Vezzali, Cammarelle, Schwazer, Pellegrini, Minguzzi, Quintavalle, Cainero, Tagliariol: volti da Olimpiade, con un medaglione pesante pesante attaccato al collo. Sono volti di gioia e fatica, di anni di allenamenti e sudore, lontani dalle luci dei palcoscenici. Per tre settimane sono i loro metalli a brillare, prima che gli italiani ingrati e immemori li ripieghino per bene e li posino di nuovo nel cassetto del dimenticatoio. Cederanno il passo agli spropositi dei calciatori, capaci di regalarci – e sia detto così, en passant – un match col Camerun indecente e un quarto di finale perso 3-2 nonostante la superiorità numerica per più di un’ora e due rigori a favore contro un modestissimo Belgio.
Un pensiero va a quel che poteva essere. La Sensini, le ragazze delle ritmica, Coppolino e Morandi, il fioretto a squadre femminile: parliamo di argenti, bronzi e legni; e ingiustizie. Lungi da me dar adito al più tipico vittimismo all’italiana; per non scadere nella retorica banale diciamo allora che il fattore casa ha giocato un ruolo decisivo. Più importante degli atleti stessi, in molti casi. Ma c’era da aspettarselo, così come avrebbe dovuto aspettarselo anche il CIO, incauto nella scelta della sede olimpica.
La Cina ha indossato il suo abito migliore, nascondendo i buchi e gli strappi sotto toppe invisibili.
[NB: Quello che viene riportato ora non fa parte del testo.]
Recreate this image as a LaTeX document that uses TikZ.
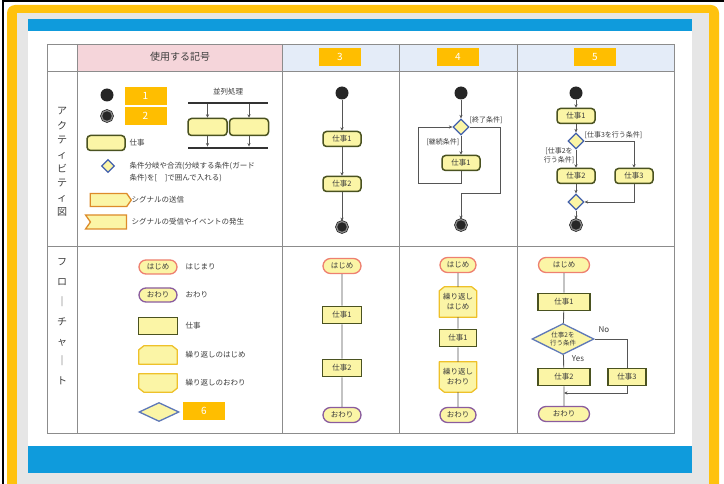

Lo sport ha inserito la modalità “panem et circenses”, stordendo di gioia un pubblico locale sportivo e festante, quasi conscio dell’ora di libertà concessa, come uno studente che si gode l’ultimo giorno di vacanza, prima del rientro a scuola. I trionfi degli atleti, meritati e non, hanno suggellato il tutto. A dimostrazione della strada giusta da imboccare, quella della fedeltà al regime, alla fatica, al proprio popolo, alla propria politica. Come se un oro o un successo sportivo potesse insinuarsi negli interstizi degli avvenimenti recenti e non, le vite strozzate, le libertà negate, le verità oscurate, per rimuoverli dalla coscienza collettiva.
La parte del moralizzatore indegno non mi compete; ma il sentir parlare di bambini strappati alle proprie famiglie per essere rinchiusi in palestra 18 ore al giorno non fa bene a nessuno. Un paese che può contare sull’apporto di un miliardo e trecentomila anime può permettersi anche di rispettare i diritti umani e contemporaneamente rimanere ai vertici del medagliere olimpico.
Ma la Cina è così. E le cerimonie di apertura e chiusura sono parse dei moniti, rivolti a tutto il mondo: “siamo tanti, forti, disposti a tutto”. Le forme geometriche e l’attenti dei soldati hanno ricordato molto l’Europa di non molti anni fa; un’Europa che tanti, troppi, rimpiangono. E la nostra risposta – noi democratici, occidentali, civili; le etichette lambiscono appena la realtà senza raggiungerla – dev’essere qualitativa, non quantitativa. Ci vogliono investimenti, forze, giovani da sfruttare. Nello sport come nell’economia. Se la risposta agli stracciatissimi prezzi cinesi saranno i tagli al personale e le decurtazioni di stipendio andremo incontro a una fine certa.
Ma in fin dei conti parlavamo di sport. Parlavamo di Phelps e Bolt, delle imprese epiche che rimarranno in copertina, dietro ai mille flash dei fotografi impazziti; dietro alle luci straordinarie degli stadi e delle piscine, sotto i giochi pirotecnici, stupendi e abbaglianti, dello stato cinese. Eppure il cruccio mi rimane. Una questione di stomaco forse. Una sensazione di teatrino, di ombre cinesi, capaci di rapire, ammaliare, divertire.
Lo sport è pur sempre sport, e non può cambiare le cose, dicono. Tuttavia una sua funzione l’ha avuta: ci ha mostrato una realtà, dietro molte finzioni. Che gli scintillii vari allora non ci accechino del tutto, questo l’auspicio. Il Tibet resta là, testimonianza ingombrante delle violenze e dei soprusi insabbiati. Monito agonizzante rivolto a tutti. Segno impresso sui corpi di molte persone da una potenza mitopoietica, costruttrice di mondi effimeri e irreali. Per nascondere la sabbia sotto il tappeto.